Set problem — Give every line again exactly as it appears, please, but not the pictures.

Data block —
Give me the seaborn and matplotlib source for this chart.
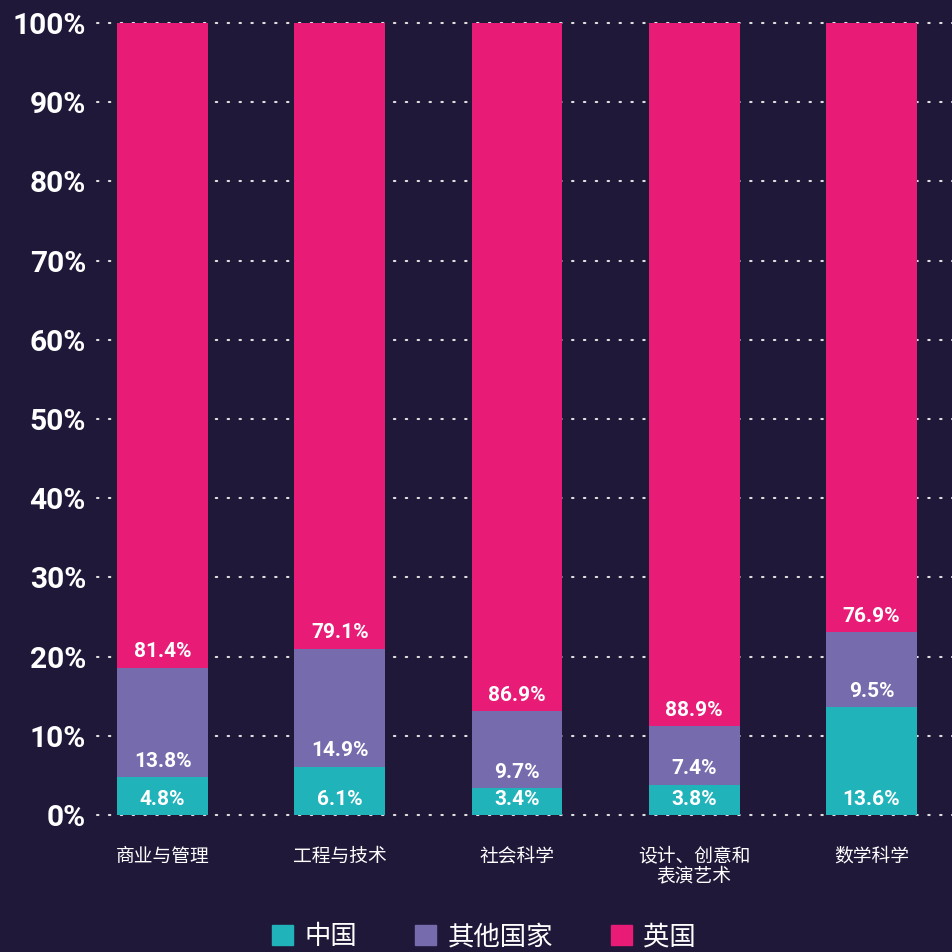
import matplotlib
matplotlib.use("Agg")
import matplotlib.pyplot as plt
import seaborn as sns
import pandas as pd
import numpy as np

categories = ["商业与管理", "工程与技术", "社会科学", "设计、创意和\n表演艺术", "数学科学"]
china = [4.8, 6.1, 3.4, 3.8, 13.6]
other = [13.8, 14.9, 9.7, 7.4, 9.5]
uk = [81.4, 79.1, 86.9, 88.9, 76.9]
series_names = ["中国", "其他国家", "英国"]
yticks = [0, 10, 20, 30, 40, 50, 60, 70, 80, 90, 100]
ytick_labels = [f"{v}%" for v in yticks]

BG = "#201839"
colors = ["#20B3BA", "#766BAD", "#E81C77"]

sns.set_theme(style="dark")
plt.rcParams["font.family"] = ["Roboto", "Noto Sans CJK SC", "DejaVu Sans"]

fig = plt.figure(figsize=(9.53, 9.52), dpi=100, facecolor=BG)
ax = fig.add_axes([97 / 953, 137 / 952, 1 - 97 / 953, (815 - 23) / 952])
ax.set_facecolor(BG)

df = pd.DataFrame({"cat": categories, "中国": china, "其他国家": other, "英国": uk})
layers = [df["中国"].to_numpy(), df["其他国家"].to_numpy(), df["英国"].to_numpy()]
cum = np.cumsum(np.vstack(layers), axis=0)
bottoms = np.vstack([np.zeros(len(categories)), cum[:-1]])

# draw from tallest cumulative to smallest so stacks appear
for k in [2, 1, 0]:
    sns.barplot(x=df["cat"], y=cum[k], color=colors[k], saturation=1, width=0.513,
                ax=ax, zorder=3, linewidth=0, order=categories)

for k in range(3):
    for i in range(len(categories)):
        ax.annotate(f"{layers[k][i]:.1f}%", xy=(i, bottoms[k][i]), xytext=(0, 7.5),
                    textcoords="offset points", ha="center", va="baseline",
                    color="white", fontsize=15, fontweight="bold", zorder=5,
                    family=["Roboto", "DejaVu Sans"])

ax.set_ylim(0, 100)
ax.set_xlim(-0.37, 4.46)
ax.set_yticks(yticks)
ax.set_yticklabels(ytick_labels)
ax.set_xlabel("")
ax.set_ylabel("")
for s in ax.spines.values():
    s.set_visible(False)
ax.grid(False)
for v in yticks:
    ax.axhline(v, color="#e0e0e0", linestyle=(0, (0.7, 5.0)), linewidth=1.5,
               dash_capstyle="round", zorder=1, clip_on=False)

ax.tick_params(axis="y", length=0, pad=8, labelcolor="white", labelsize=21.5)
for t in ax.get_yticklabels():
    t.set_fontweight("bold")
    t.set_family(["Roboto", "DejaVu Sans"])
ax.tick_params(axis="x", length=0, pad=22, labelcolor="white", labelsize=13.5)
for t in ax.get_xticklabels():
    t.set_family(["Noto Sans CJK SC", "DejaVu Sans"])
    t.set_linespacing(0.95)

handles = [plt.Rectangle((0, 0), 1, 1, color=c) for c in colors]
fig.legend(handles, series_names, loc="center", bbox_to_anchor=(0.508, 15 / 952),
           ncol=3, frameon=False, handlelength=0.8, handleheight=0.8,
           handletextpad=0.42, columnspacing=2.2, labelcolor="white",
           prop={"family": ["Noto Sans CJK SC", "DejaVu Sans"], "size": 19,
                 "weight": "medium"})

fig.savefig("out.png", dpi=100, facecolor=BG)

Output of the exercise —
Give me the seaborn and matplotlib source for this chart.
import matplotlib
matplotlib.use("Agg")
import matplotlib.pyplot as plt
import seaborn as sns
import pandas as pd
import numpy as np

categories = ["商业与管理", "工程与技术", "社会科学", "设计、创意和\n表演艺术", "数学科学"]
china = [4.8, 6.1, 3.4, 3.8, 13.6]
other = [13.8, 14.9, 9.7, 7.4, 9.5]
uk = [81.4, 79.1, 86.9, 88.9, 76.9]
series_names = ["中国", "其他国家", "英国"]
yticks = [0, 10, 20, 30, 40, 50, 60, 70, 80, 90, 100]
ytick_labels = [f"{v}%" for v in yticks]

BG = "#201839"
colors = ["#20B3BA", "#766BAD", "#E81C77"]

sns.set_theme(style="dark")
plt.rcParams["font.family"] = ["Roboto", "Noto Sans CJK SC", "DejaVu Sans"]

fig = plt.figure(figsize=(9.53, 9.52), dpi=100, facecolor=BG)
ax = fig.add_axes([97 / 953, 137 / 952, 1 - 97 / 953, (815 - 23) / 952])
ax.set_facecolor(BG)

df = pd.DataFrame({"cat": categories, "中国": china, "其他国家": other, "英国": uk})
layers = [df["中国"].to_numpy(), df["其他国家"].to_numpy(), df["英国"].to_numpy()]
cum = np.cumsum(np.vstack(layers), axis=0)
bottoms = np.vstack([np.zeros(len(categories)), cum[:-1]])

# draw from tallest cumulative to smallest so stacks appear
for k in [2, 1, 0]:
    sns.barplot(x=df["cat"], y=cum[k], color=colors[k], saturation=1, width=0.513,
                ax=ax, zorder=3, linewidth=0, order=categories)

for k in range(3):
    for i in range(len(categories)):
        ax.annotate(f"{layers[k][i]:.1f}%", xy=(i, bottoms[k][i]), xytext=(0, 7.5),
                    textcoords="offset points", ha="center", va="baseline",
                    color="white", fontsize=15, fontweight="bold", zorder=5,
                    family=["Roboto", "DejaVu Sans"])

ax.set_ylim(0, 100)
ax.set_xlim(-0.37, 4.46)
ax.set_yticks(yticks)
ax.set_yticklabels(ytick_labels)
ax.set_xlabel("")
ax.set_ylabel("")
for s in ax.spines.values():
    s.set_visible(False)
ax.grid(False)
for v in yticks:
    ax.axhline(v, color="#e0e0e0", linestyle=(0, (0.7, 5.0)), linewidth=1.5,
               dash_capstyle="round", zorder=1, clip_on=False)

ax.tick_params(axis="y", length=0, pad=8, labelcolor="white", labelsize=21.5)
for t in ax.get_yticklabels():
    t.set_fontweight("bold")
    t.set_family(["Roboto", "DejaVu Sans"])
ax.tick_params(axis="x", length=0, pad=22, labelcolor="white", labelsize=13.5)
for t in ax.get_xticklabels():
    t.set_family(["Noto Sans CJK SC", "DejaVu Sans"])
    t.set_linespacing(0.95)

handles = [plt.Rectangle((0, 0), 1, 1, color=c) for c in colors]
fig.legend(handles, series_names, loc="center", bbox_to_anchor=(0.508, 15 / 952),
           ncol=3, frameon=False, handlelength=0.8, handleheight=0.8,
           handletextpad=0.42, columnspacing=2.2, labelcolor="white",
           prop={"family": ["Noto Sans CJK SC", "DejaVu Sans"], "size": 19,
                 "weight": "medium"})

fig.savefig("out.png", dpi=100, facecolor=BG)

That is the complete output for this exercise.